Forward vs. Backward Splits: What's the Difference?
A forward split, the most common type, involves increasing the number of shares. For example, a 3-for-1 split means each share becomes three, reducing the price per share. This makes the stock more attractive to retail investors. On the other hand, a backward or reverse split decreases the number of shares, raising the price per share. This is often done by companies in financial distress to avoid delisting, as exchanges require a minimum stock price. While a reverse split can improve the stock's image, it doesn't solve underlying financial issues.

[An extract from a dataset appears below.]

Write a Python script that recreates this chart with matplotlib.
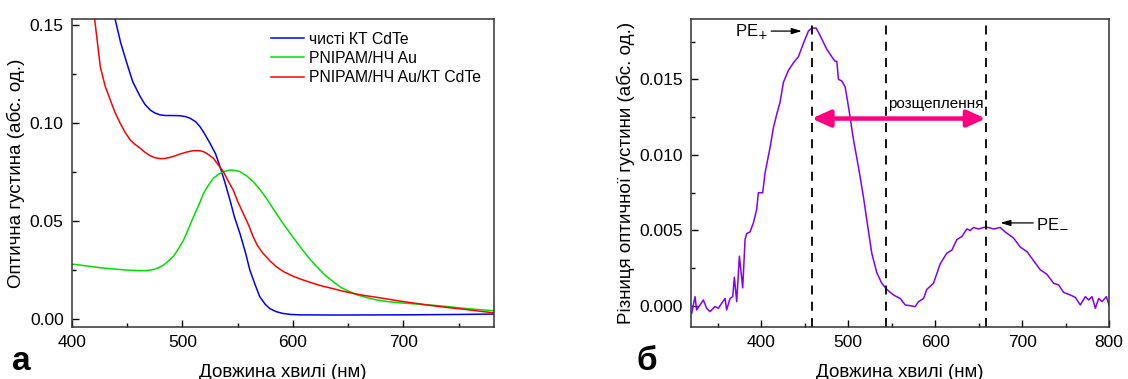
import numpy as np
import matplotlib.pyplot as plt
from matplotlib.ticker import MultipleLocator

plt.rcParams['font.family'] = ['Liberation Sans', 'DejaVu Sans']

# --- absorption spectra (panel a) ---
wl_qd = [430, 439, 444, 449.7, 455, 461.8, 466, 470.8, 475, 479.9, 485, 490, 498, 503,
         507, 512, 516, 520, 525, 530, 534, 538, 543, 547, 552, 557, 561, 566, 570, 575,
         579, 585, 591, 598, 606, 640, 700, 750, 782]
od_qd = [0.175, 0.153, 0.141, 0.1304, 0.121, 0.1134, 0.1095, 0.1066, 0.1051, 0.1041,
         0.1038, 0.1038, 0.1037, 0.1032, 0.1024, 0.1006, 0.098, 0.0945, 0.0896, 0.0842,
         0.0777, 0.0705, 0.0607, 0.0522, 0.0437, 0.034, 0.025, 0.0172, 0.0114, 0.0075,
         0.0054, 0.0038, 0.0029, 0.0024, 0.0022, 0.0021, 0.0022, 0.0024, 0.0026]

wl_au = [400, 425.6, 449.7, 461.8, 468, 473.9, 478, 482.9, 487, 492, 496, 501, 505, 510,
         515, 519, 524, 528, 533, 537, 543, 548, 552, 558, 564, 570, 576, 583, 591, 599,
         606.5, 614, 621.6, 629, 636.7, 644, 651.8, 659, 666.8, 674, 682, 690, 697, 712,
         727, 742, 757, 770, 782]
od_au = [0.0281, 0.0262, 0.025, 0.0247, 0.0248, 0.0253, 0.0261, 0.0276, 0.0295, 0.0321,
         0.0355, 0.0403, 0.0455, 0.0522, 0.0585, 0.0641, 0.0687, 0.0718, 0.074, 0.0752,
         0.076, 0.0758, 0.0752, 0.0731, 0.0701, 0.0662, 0.0616, 0.0555, 0.0488, 0.0426,
         0.0369, 0.0315, 0.0267, 0.0225, 0.019, 0.016, 0.0139, 0.0122, 0.011, 0.01,
         0.0092, 0.0087, 0.0083, 0.0077, 0.0071, 0.0063, 0.0054, 0.0048, 0.0043]

wl_mix = [412, 420.5, 425.6, 430, 434.7, 439, 443.7, 448, 452.8, 457, 461.8, 466, 470.8,
          475, 479.9, 484, 488.9, 493, 498, 504, 510, 515, 519, 523, 528, 532, 537, 541,
          546, 550, 555, 560, 564, 568, 573, 579, 585, 592, 600, 609, 618.6, 627, 636.7,
          645, 654.8, 663, 672.8, 685, 697, 712, 727, 742, 757, 770, 782]
od_mix = [0.18, 0.153, 0.1287, 0.1188, 0.1117, 0.1053, 0.0998, 0.0953, 0.0913, 0.0891,
          0.0871, 0.0851, 0.0833, 0.0823, 0.0818, 0.0819, 0.0825, 0.0832, 0.0842, 0.0852,
          0.0859, 0.0859, 0.0854, 0.0841, 0.082, 0.079, 0.0752, 0.0708, 0.0658, 0.06,
          0.0539, 0.0478, 0.042, 0.0374, 0.0335, 0.0298, 0.0267, 0.0241, 0.0219, 0.02,
          0.0182, 0.0168, 0.0155, 0.0143, 0.0131, 0.0122, 0.0114, 0.0103, 0.0092, 0.008,
          0.0068, 0.0058, 0.0049, 0.004, 0.0032]

# --- difference spectrum (panel b) ---
wl_diff = [319.8, 321.7, 323.6, 325.5, 329.4, 333.2, 337, 340.9, 346.6, 350.5, 354.3,
           358.2, 360, 363.9, 367, 368.9, 371.6, 374.7, 378.5, 381.2, 383.1, 386.9,
           390.8, 394.6, 396.5, 401.5, 404.2, 410, 413.8, 417.7, 421.5, 425.3, 431.1,
           436.9, 442.6, 448.4, 454.1, 458, 463, 467.6, 475.2, 481, 484.8, 486.8, 488.7,
           492.5, 496.4, 500.2, 506, 511.7, 517.5, 521.3, 527, 532.8, 538.6, 544.3, 552,
           559.7, 565.5, 571.2, 577, 580.8, 586.6, 590.4, 598, 605.8, 613.4, 619.2, 625,
           630.7, 636.5, 640.3, 644.1, 649.9, 655.7, 661.4, 667.2, 674.9, 680.6, 690.2,
           697.9, 705.6, 713.2, 720.9, 728.6, 736.3, 742, 747.8, 755.5, 761.3, 767,
           772.8, 776.6, 780.5, 784.3, 788.1, 792, 797, 800]
d_od = [-0.00049, 0.00007, 0.00062, -0.00026, 0.00007, 0.0004, -0.00015, -0.00037,
        -0.00004, -0.00015, 0.00018, 0.0005, -0.00026, 0.0005, 0.00062, 0.0019, 0.00029,
        0.0033, 0.0012, 0.0044, 0.0048, 0.0049, 0.0055, 0.0064, 0.0075, 0.0075, 0.0088,
        0.0105, 0.0118, 0.0127, 0.0135, 0.0148, 0.0156, 0.0161, 0.0165, 0.0174, 0.0182,
        0.0184, 0.0184, 0.0179, 0.017, 0.0165, 0.0162, 0.0162, 0.015, 0.0149, 0.0145,
        0.0132, 0.011, 0.0092, 0.0072, 0.0057, 0.0035, 0.0022, 0.0015, 0.0011, 0.00073,
        0.0005, 0.00007, 0.00002, -0.00004, 0.00029, 0.0005, 0.0011, 0.0015, 0.0028,
        0.0035, 0.0037, 0.0044, 0.0046, 0.0051, 0.005, 0.0052, 0.0051, 0.0052, 0.0052,
        0.0051, 0.0052, 0.0049, 0.0045, 0.0039, 0.0036, 0.003, 0.0024, 0.0021, 0.0015,
        0.0014, 0.0009, 0.00073, 0.00057, 0.00007, 0.00062, 0.0004, 0.00062, -0.00015,
        0.0005, 0.00029, 0.00062, 0.00007]

pe_plus = 458
pe_mid = 543
pe_minus = 658

fig = plt.figure(figsize=(11.28, 3.79), dpi=100)
ax1 = fig.add_axes([72 / 1128, 1 - 327 / 379, 422 / 1128, 308 / 379])
ax2 = fig.add_axes([691 / 1128, 1 - 327 / 379, 418 / 1128, 308 / 379])

ax1.plot(wl_qd, od_qd, color='#0000ff', lw=1.1, label='чисті КТ CdTe')
ax1.plot(wl_au, od_au, color='#00e000', lw=1.1, label='PNIPAM/НЧ Au')
ax1.plot(wl_mix, od_mix, color='#ff0000', lw=1.1, label='PNIPAM/НЧ Au/КТ CdTe')
ax1.set_xlim(400, 782)
ax1.set_ylim(-0.004, 0.153)
ax1.xaxis.set_major_locator(MultipleLocator(100))
ax1.xaxis.set_minor_locator(MultipleLocator(50))
ax1.yaxis.set_major_locator(MultipleLocator(0.05))
ax1.yaxis.set_minor_locator(MultipleLocator(0.025))
ax1.set_xlabel('Довжина хвилі (нм)', fontsize=13.5, labelpad=10)
ax1.set_ylabel('Оптична густина (абс. од.)', fontsize=13.5, labelpad=3)
ax1.legend(loc='upper right', frameon=False, fontsize=11.3, handlelength=2.1,
           handletextpad=0.35, labelspacing=0.28, borderaxespad=0.4)

ax2.plot(wl_diff, d_od, color='#8000ff', lw=1.1)
for xv in (pe_plus, pe_mid, pe_minus):
    ax2.axvline(xv, color='black', ls=(0, (5, 4)), lw=1.3)
ax2.set_xlim(319, 800)
ax2.set_ylim(-0.00139, 0.019)
ax2.xaxis.set_major_locator(MultipleLocator(100))
ax2.xaxis.set_minor_locator(MultipleLocator(50))
ax2.yaxis.set_major_locator(MultipleLocator(0.005))
ax2.yaxis.set_minor_locator(MultipleLocator(0.0025))
ax2.set_xlabel('Довжина хвилі (нм)', fontsize=13.5, labelpad=10)
ax2.set_ylabel('Різниця оптичної густини (абс. од.)', fontsize=13.5, labelpad=3)

ax2.annotate('', xy=(pe_plus, 0.01241), xytext=(pe_minus, 0.01241),
             arrowprops=dict(arrowstyle='<|-|>,head_length=1.1,head_width=0.5',
                             color='#ff0080', lw=3.2, shrinkA=0, shrinkB=0))
ax2.text(pe_mid + 3, 0.0129, 'розщеплення', fontsize=11, ha='left', va='bottom')
ax2.annotate('PE$_{+}$', xy=(446.5, 0.0182), xytext=(408, 0.0182), fontsize=12,
             ha='right', va='center',
             arrowprops=dict(arrowstyle='-|>,head_length=0.5,head_width=0.15',
                             color='black', lw=0.9, shrinkA=0, shrinkB=0))
ax2.annotate('PE$_{-}$', xy=(675, 0.0055), xytext=(716, 0.0055), fontsize=12,
             ha='left', va='center',
             arrowprops=dict(arrowstyle='-|>,head_length=0.5,head_width=0.15',
                             color='black', lw=0.9, shrinkA=0, shrinkB=0))

for ax in (ax1, ax2):
    ax.tick_params(which='both', direction='in', labelsize=12.5, top=False, right=False,
                   pad=6)
    ax.tick_params(which='major', length=5, width=1)
    ax.tick_params(which='minor', length=3, width=1)
    for sp in ax.spines.values():
        sp.set_linewidth(1.1)
        sp.set_color('#333333')

fig.text(12 / 1128, 1 - 370 / 379, 'а', fontsize=24, fontweight='bold', va='baseline')
fig.text(636 / 1128, 1 - 370 / 379, 'б', fontsize=24, fontweight='bold', va='baseline')

fig.savefig('out.png', dpi=100)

The Impact of Stock Splits on Share Prices
Leading up to a split, excitement often drives up the stock price, as investors anticipate greater liquidity and accessibility. However, after the split, the price adjusts proportionally, maintaining the company's value. The split itself doesn't change the fundamentals of the company but can influence investor perception. Some view splits as a sign of company confidence, potentially boosting prices. Additionally, splits can make certain stocks more affordable for individual investors, especially those who do not have access to fractional investing. By lowering the price per share, companies can attract a broader range of investors, including smaller retail investors who may find higher-priced stocks out of reach.
Yet, it's crucial to remember that splits are merely a cosmetic change, not altering the company's intrinsic value.